### DATA FOR THIS EXERCISE
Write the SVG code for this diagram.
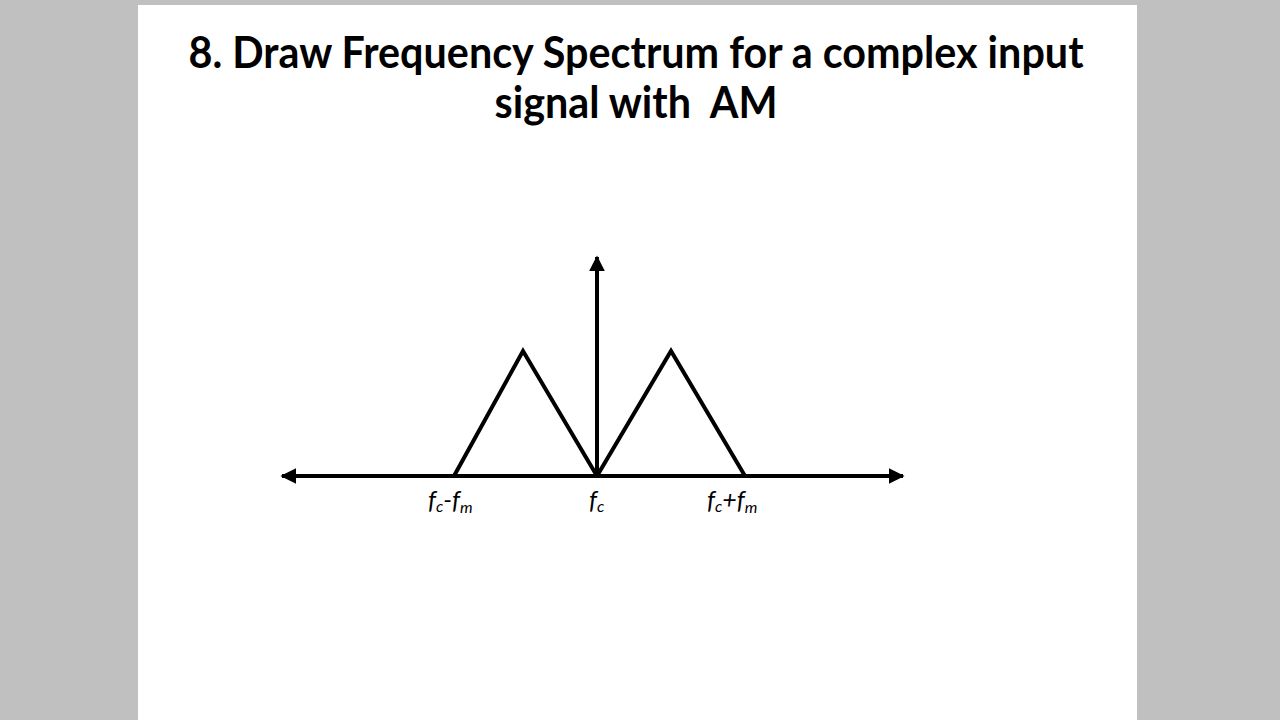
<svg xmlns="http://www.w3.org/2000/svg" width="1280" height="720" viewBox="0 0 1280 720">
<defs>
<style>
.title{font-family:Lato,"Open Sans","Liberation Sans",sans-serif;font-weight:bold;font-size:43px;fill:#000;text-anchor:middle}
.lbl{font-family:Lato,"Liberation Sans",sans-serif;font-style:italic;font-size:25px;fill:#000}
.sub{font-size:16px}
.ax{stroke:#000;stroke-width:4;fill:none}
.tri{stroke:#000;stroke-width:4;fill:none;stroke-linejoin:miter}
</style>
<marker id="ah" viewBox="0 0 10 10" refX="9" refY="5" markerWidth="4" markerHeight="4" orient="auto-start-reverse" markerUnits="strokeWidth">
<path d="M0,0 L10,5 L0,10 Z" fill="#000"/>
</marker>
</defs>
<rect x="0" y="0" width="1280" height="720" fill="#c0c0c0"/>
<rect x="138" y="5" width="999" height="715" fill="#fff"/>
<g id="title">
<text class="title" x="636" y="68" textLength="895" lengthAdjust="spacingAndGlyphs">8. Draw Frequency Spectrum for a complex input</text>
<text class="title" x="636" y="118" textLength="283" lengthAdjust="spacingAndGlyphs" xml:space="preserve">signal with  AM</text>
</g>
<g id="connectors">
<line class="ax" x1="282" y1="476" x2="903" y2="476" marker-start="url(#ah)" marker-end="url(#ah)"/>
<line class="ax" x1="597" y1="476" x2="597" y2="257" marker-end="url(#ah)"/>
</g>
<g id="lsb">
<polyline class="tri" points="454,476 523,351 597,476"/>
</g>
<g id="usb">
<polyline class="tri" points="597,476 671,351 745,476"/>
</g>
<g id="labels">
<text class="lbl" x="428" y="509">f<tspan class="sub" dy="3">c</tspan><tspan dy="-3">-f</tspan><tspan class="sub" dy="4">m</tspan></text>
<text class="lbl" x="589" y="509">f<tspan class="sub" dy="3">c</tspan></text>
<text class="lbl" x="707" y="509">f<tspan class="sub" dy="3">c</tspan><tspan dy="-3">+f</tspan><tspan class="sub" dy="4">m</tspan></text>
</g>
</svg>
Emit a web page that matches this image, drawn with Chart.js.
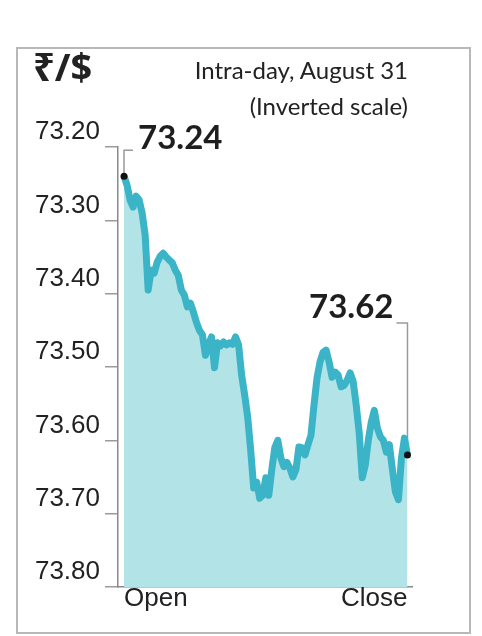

### STATED EXERCISE
Repeat each entry exactly as it appears; skip any picture.

### RESULT OF THE EXERCISE
Write the SVG code for this diagram.
<svg xmlns="http://www.w3.org/2000/svg" width="1280" height="720" viewBox="0 0 1280 720">
<defs>
<style>
.title{font-family:Lato,"Open Sans","Liberation Sans",sans-serif;font-weight:bold;font-size:43px;fill:#000;text-anchor:middle}
.lbl{font-family:Lato,"Liberation Sans",sans-serif;font-style:italic;font-size:25px;fill:#000}
.sub{font-size:16px}
.ax{stroke:#000;stroke-width:4;fill:none}
.tri{stroke:#000;stroke-width:4;fill:none;stroke-linejoin:miter}
</style>
<marker id="ah" viewBox="0 0 10 10" refX="9" refY="5" markerWidth="4" markerHeight="4" orient="auto-start-reverse" markerUnits="strokeWidth">
<path d="M0,0 L10,5 L0,10 Z" fill="#000"/>
</marker>
</defs>
<rect x="0" y="0" width="1280" height="720" fill="#c0c0c0"/>
<rect x="138" y="5" width="999" height="715" fill="#fff"/>
<g id="title">
<text class="title" x="636" y="68" textLength="895" lengthAdjust="spacingAndGlyphs">8. Draw Frequency Spectrum for a complex input</text>
<text class="title" x="636" y="118" textLength="283" lengthAdjust="spacingAndGlyphs" xml:space="preserve">signal with  AM</text>
</g>
<g id="connectors">
<line class="ax" x1="282" y1="476" x2="903" y2="476" marker-start="url(#ah)" marker-end="url(#ah)"/>
<line class="ax" x1="597" y1="476" x2="597" y2="257" marker-end="url(#ah)"/>
</g>
<g id="lsb">
<polyline class="tri" points="454,476 523,351 597,476"/>
</g>
<g id="usb">
<polyline class="tri" points="597,476 671,351 745,476"/>
</g>
<g id="labels">
<text class="lbl" x="428" y="509">f<tspan class="sub" dy="3">c</tspan><tspan dy="-3">-f</tspan><tspan class="sub" dy="4">m</tspan></text>
<text class="lbl" x="589" y="509">f<tspan class="sub" dy="3">c</tspan></text>
<text class="lbl" x="707" y="509">f<tspan class="sub" dy="3">c</tspan><tspan dy="-3">+f</tspan><tspan class="sub" dy="4">m</tspan></text>
</g>
</svg>
Emit a web page that matches this image, drawn with Chart.js.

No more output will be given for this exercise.